SET TASK: Return each line of the listing below, unchanged, and omit the images.
─── SOURCE MATERIAL
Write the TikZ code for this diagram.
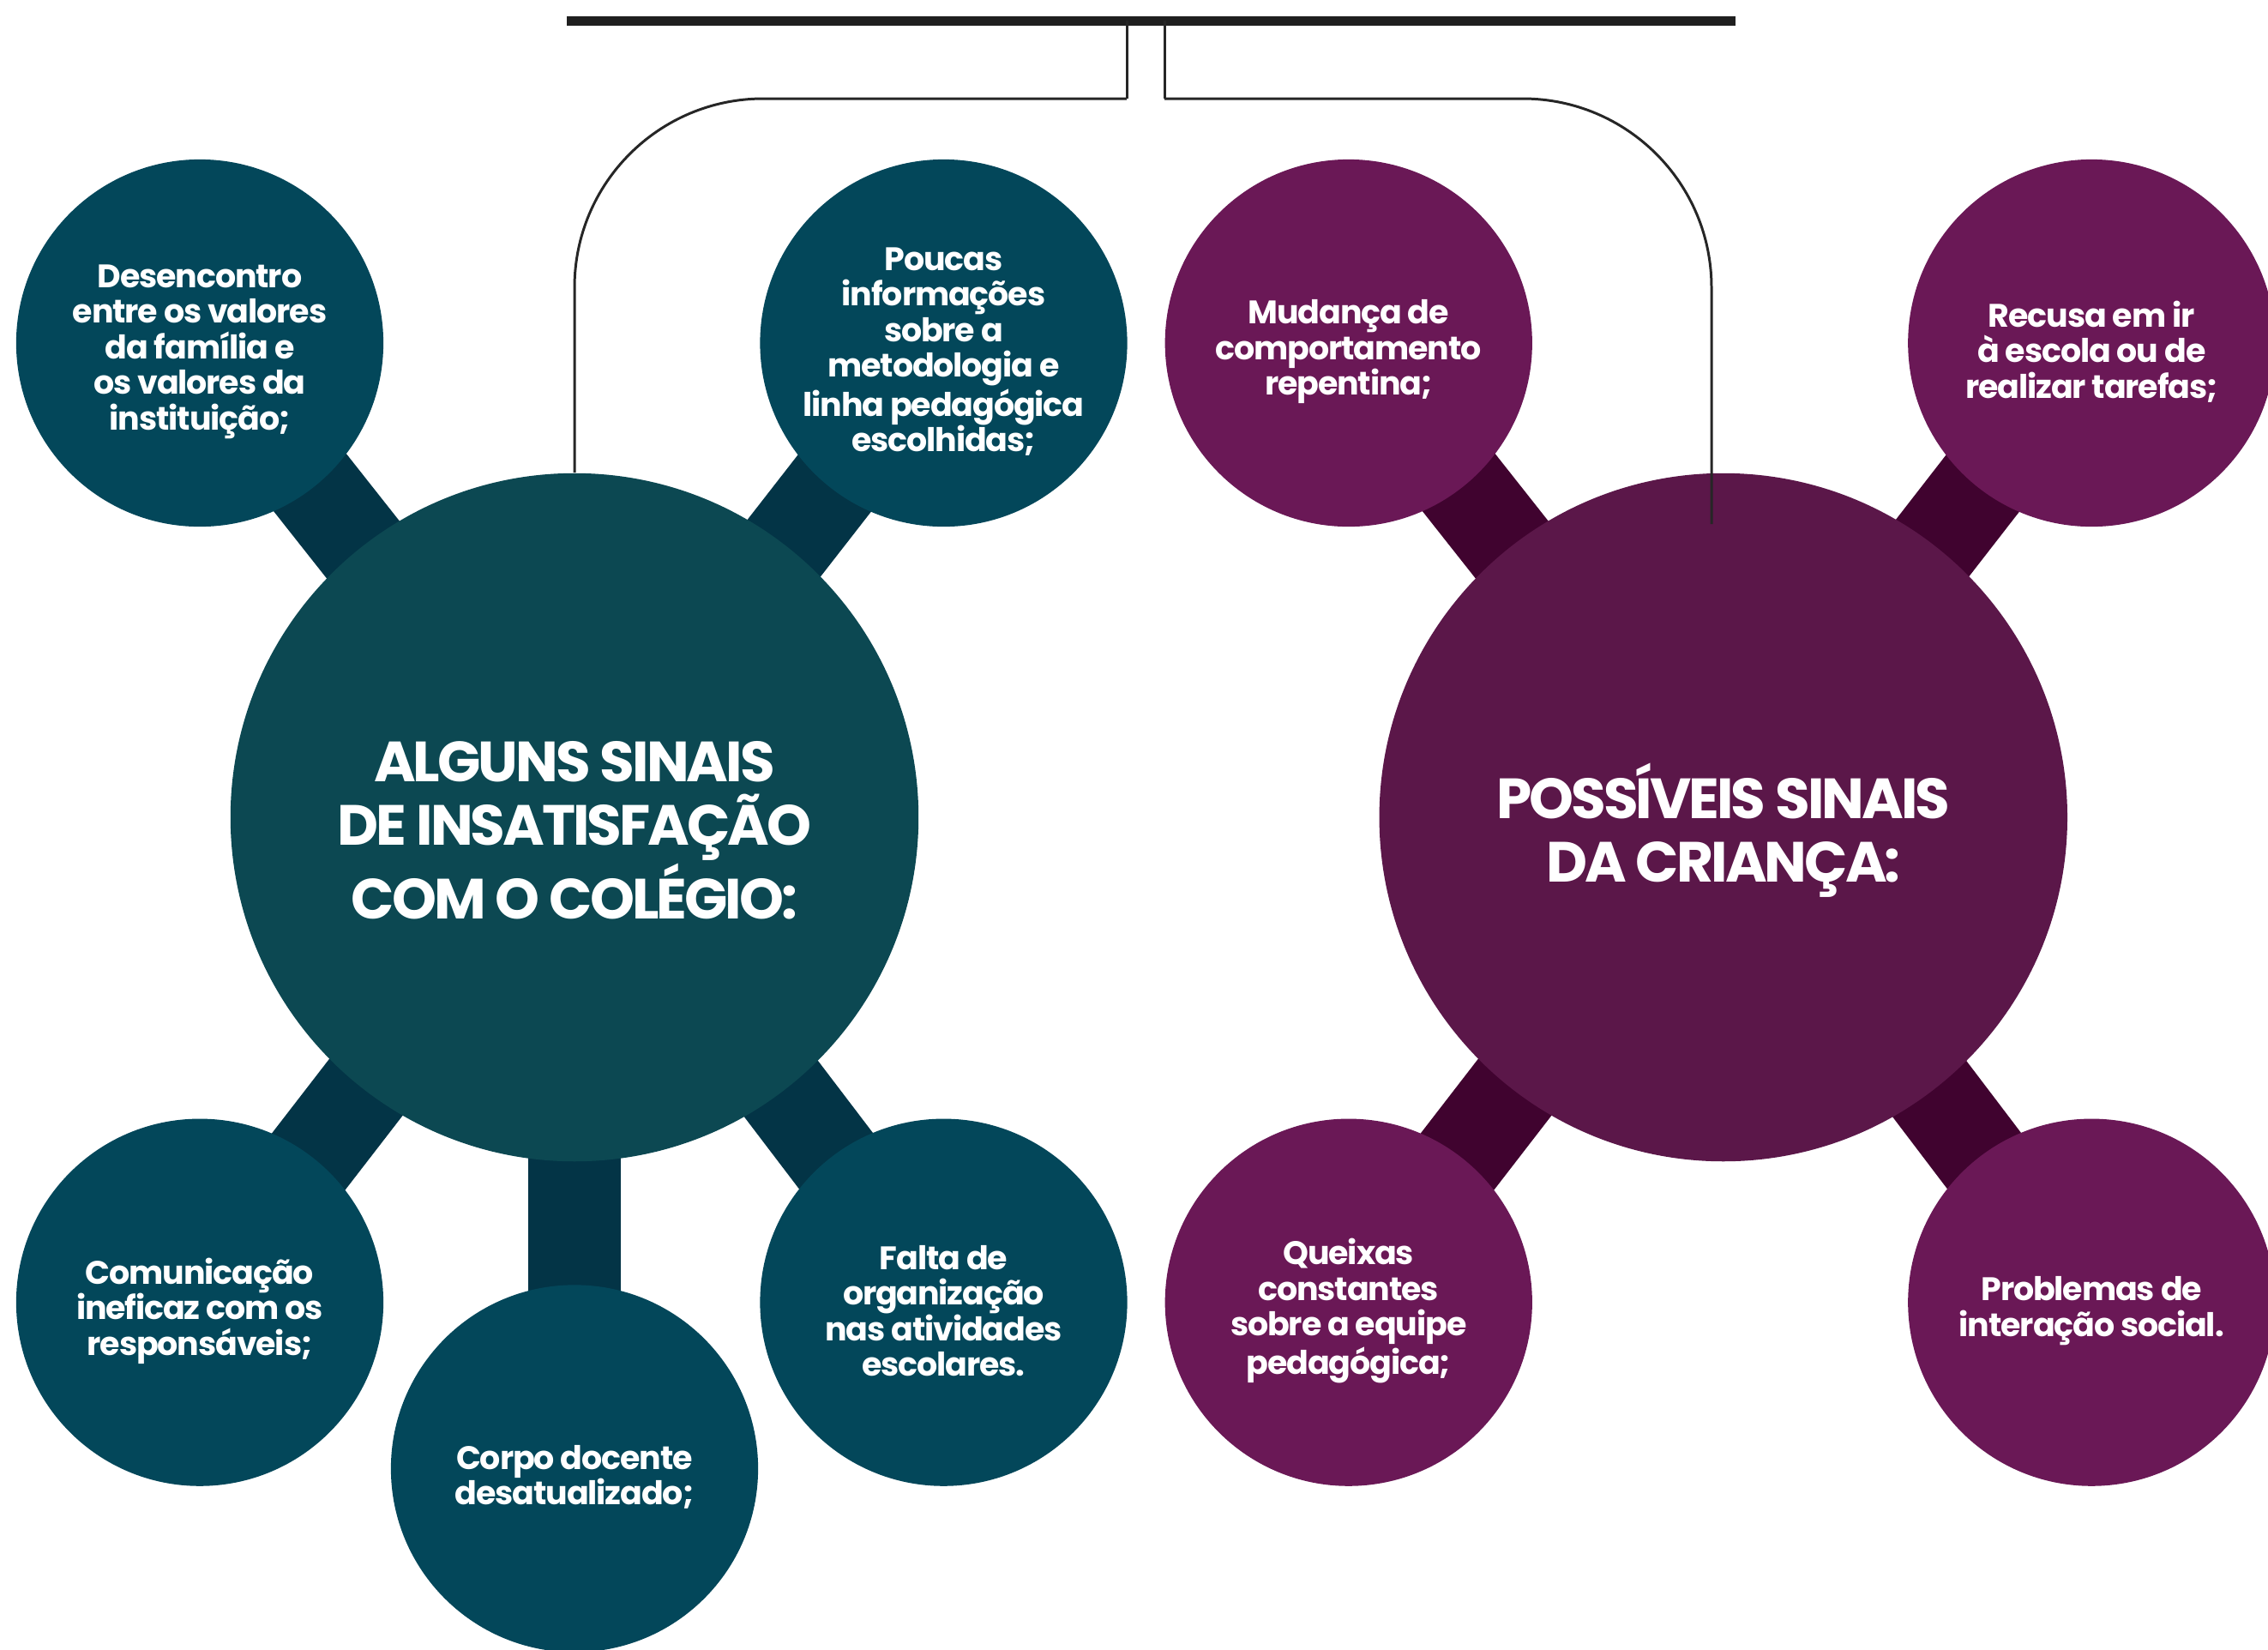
\documentclass[tikz,border=0pt]{standalone}
\usepackage{fontspec}
\setmainfont{Poppins}
\newfontfamily\dotfont{Poppins}[LetterSpace=-3]
\newfontfamily\hubfont{Poppins}[LetterSpace=-4.5]
\usetikzlibrary{positioning,backgrounds}

\definecolor{tealdot}{HTML}{03475A}
\definecolor{tealhub}{HTML}{0C4852}
\definecolor{tealbar}{HTML}{033446}
\definecolor{plumdot}{HTML}{6A1856}
\definecolor{plumhub}{HTML}{5B1749}
\definecolor{plumbar}{HTML}{40032F}

\begin{document}
\begin{tikzpicture}[x=0.01cm,y=-0.01cm,
    hub/.style={circle,minimum size=8.02cm,inner sep=0pt},
    dot/.style={circle,minimum size=4.28cm,inner sep=0pt},
    hubtext/.style={text=white,align=center,yshift=-0.15cm,
        font=\hubfont\bfseries\fontsize{18.8}{21.2}\selectfont},
    dottext/.style={text=white,align=center,yshift=-0.1cm,
        font=\dotfont\bfseries\fontsize{10.8}{11.8}\selectfont},
    spoke/.style={line width=1.08cm},
    wire/.style={line width=0.85pt,black!85}]
            \useasboundingbox (0,0) rectangle (2645,1923);

            % left cluster
            \node[hub,fill=tealhub,label={[hubtext]center:ALGUNS SINAIS\\DE INSATISFAÇÃO\\COM O COLÉGIO:}] (alguns) at (670,953) {};
            \node[dot,fill=tealdot,label={[dottext]center:Desencontro\\entre os valores\\da família e\\os valores da\\instituição;}] (desencontro) at (233,400) {};
            \node[dot,fill=tealdot,label={[dottext]center:Poucas\\informações\\sobre a\\metodologia e\\linha pedagógica\\escolhidas;}] (poucas) [right of=desencontro, node distance=8.67cm] {};
            \node[dot,fill=tealdot,label={[dottext]center:Comunicação\\ineficaz com os\\responsáveis;}] (comunicacao) [below of=desencontro, node distance=11.18cm] {};
            \node[dot,fill=tealdot,label={[dottext]center:Falta de\\organização\\nas atividades\\escolares.}] (falta) [right of=comunicacao, node distance=8.67cm] {};
            \node[dot,fill=tealdot,label={[dottext]center:Corpo docente\\desatualizado;}] (corpo) [below of=alguns, node distance=7.59cm] {};

            % right cluster
            \node[hub,fill=plumhub,label={[hubtext]center:POSSÍVEIS SINAIS\\DA CRIANÇA:}] (possiveis) [right of=alguns, node distance=13.39cm] {};
            \node[dot,fill=plumdot,label={[dottext]center:Mudança de\\comportamento\\repentina;}] (mudanca) [right of=poucas, node distance=4.72cm] {};
            \node[dot,fill=plumdot,label={[dottext]center:Recusa em ir\\à escola ou de\\realizar tarefas;}] (recusa) [right of=mudanca, node distance=8.66cm] {};
            \node[dot,fill=plumdot,label={[dottext]center:Queixas\\constantes\\sobre a equipe\\pedagógica;}] (queixas) [below of=mudanca, node distance=11.18cm] {};
            \node[dot,fill=plumdot,label={[dottext]center:Problemas de\\interação social.}] (problemas) [right of=queixas, node distance=8.66cm] {};

            \begin{scope}[on background layer]
                \foreach \leaf in {desencontro,poucas,comunicacao,falta,corpo}
                    \draw[spoke,tealbar] (alguns.center) -- (\leaf.center);
                \foreach \leaf in {mudanca,recusa,queixas,problemas}
                    \draw[spoke,plumbar] (possiveis.center) -- (\leaf.center);
            \end{scope}

            % top rule and the two hangers
            \coordinate (ruleL) at (661,24);
            \coordinate (ruleR) at (2024,24);
            \coordinate (tapL) at (1314,24);
            \coordinate (tapR) at (1358,24);
            \coordinate (kneeL) at (1314,115);
            \coordinate (kneeR) at (1358,115);
            \coordinate (endR) at (1996,611);
            \draw[line width=0.11cm,black!88] (ruleL) -- (ruleR);
            \draw[wire] (tapL) -- (kneeL);
            \draw[wire,rounded corners=2.2cm] (kneeL) -| (alguns.north);
            \draw[wire] (tapR) -- (kneeR);
            \draw[wire,rounded corners=2.2cm] (kneeR) -| (endR);
        \end{tikzpicture}
\end{document}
──────
CORRECT RESPONSE:
Write the TikZ code for this diagram.
\documentclass[tikz,border=0pt]{standalone}
\usepackage{fontspec}
\setmainfont{Poppins}
\newfontfamily\dotfont{Poppins}[LetterSpace=-3]
\newfontfamily\hubfont{Poppins}[LetterSpace=-4.5]
\usetikzlibrary{positioning,backgrounds}

\definecolor{tealdot}{HTML}{03475A}
\definecolor{tealhub}{HTML}{0C4852}
\definecolor{tealbar}{HTML}{033446}
\definecolor{plumdot}{HTML}{6A1856}
\definecolor{plumhub}{HTML}{5B1749}
\definecolor{plumbar}{HTML}{40032F}

\begin{document}
\begin{tikzpicture}[x=0.01cm,y=-0.01cm,
    hub/.style={circle,minimum size=8.02cm,inner sep=0pt},
    dot/.style={circle,minimum size=4.28cm,inner sep=0pt},
    hubtext/.style={text=white,align=center,yshift=-0.15cm,
        font=\hubfont\bfseries\fontsize{18.8}{21.2}\selectfont},
    dottext/.style={text=white,align=center,yshift=-0.1cm,
        font=\dotfont\bfseries\fontsize{10.8}{11.8}\selectfont},
    spoke/.style={line width=1.08cm},
    wire/.style={line width=0.85pt,black!85}]
            \useasboundingbox (0,0) rectangle (2645,1923);

            % left cluster
            \node[hub,fill=tealhub,label={[hubtext]center:ALGUNS SINAIS\\DE INSATISFAÇÃO\\COM O COLÉGIO:}] (alguns) at (670,953) {};
            \node[dot,fill=tealdot,label={[dottext]center:Desencontro\\entre os valores\\da família e\\os valores da\\instituição;}] (desencontro) at (233,400) {};
            \node[dot,fill=tealdot,label={[dottext]center:Poucas\\informações\\sobre a\\metodologia e\\linha pedagógica\\escolhidas;}] (poucas) [right of=desencontro, node distance=8.67cm] {};
            \node[dot,fill=tealdot,label={[dottext]center:Comunicação\\ineficaz com os\\responsáveis;}] (comunicacao) [below of=desencontro, node distance=11.18cm] {};
            \node[dot,fill=tealdot,label={[dottext]center:Falta de\\organização\\nas atividades\\escolares.}] (falta) [right of=comunicacao, node distance=8.67cm] {};
            \node[dot,fill=tealdot,label={[dottext]center:Corpo docente\\desatualizado;}] (corpo) [below of=alguns, node distance=7.59cm] {};

            % right cluster
            \node[hub,fill=plumhub,label={[hubtext]center:POSSÍVEIS SINAIS\\DA CRIANÇA:}] (possiveis) [right of=alguns, node distance=13.39cm] {};
            \node[dot,fill=plumdot,label={[dottext]center:Mudança de\\comportamento\\repentina;}] (mudanca) [right of=poucas, node distance=4.72cm] {};
            \node[dot,fill=plumdot,label={[dottext]center:Recusa em ir\\à escola ou de\\realizar tarefas;}] (recusa) [right of=mudanca, node distance=8.66cm] {};
            \node[dot,fill=plumdot,label={[dottext]center:Queixas\\constantes\\sobre a equipe\\pedagógica;}] (queixas) [below of=mudanca, node distance=11.18cm] {};
            \node[dot,fill=plumdot,label={[dottext]center:Problemas de\\interação social.}] (problemas) [right of=queixas, node distance=8.66cm] {};

            \begin{scope}[on background layer]
                \foreach \leaf in {desencontro,poucas,comunicacao,falta,corpo}
                    \draw[spoke,tealbar] (alguns.center) -- (\leaf.center);
                \foreach \leaf in {mudanca,recusa,queixas,problemas}
                    \draw[spoke,plumbar] (possiveis.center) -- (\leaf.center);
            \end{scope}

            % top rule and the two hangers
            \coordinate (ruleL) at (661,24);
            \coordinate (ruleR) at (2024,24);
            \coordinate (tapL) at (1314,24);
            \coordinate (tapR) at (1358,24);
            \coordinate (kneeL) at (1314,115);
            \coordinate (kneeR) at (1358,115);
            \coordinate (endR) at (1996,611);
            \draw[line width=0.11cm,black!88] (ruleL) -- (ruleR);
            \draw[wire] (tapL) -- (kneeL);
            \draw[wire,rounded corners=2.2cm] (kneeL) -| (alguns.north);
            \draw[wire] (tapR) -- (kneeR);
            \draw[wire,rounded corners=2.2cm] (kneeR) -| (endR);
        \end{tikzpicture}
\end{document}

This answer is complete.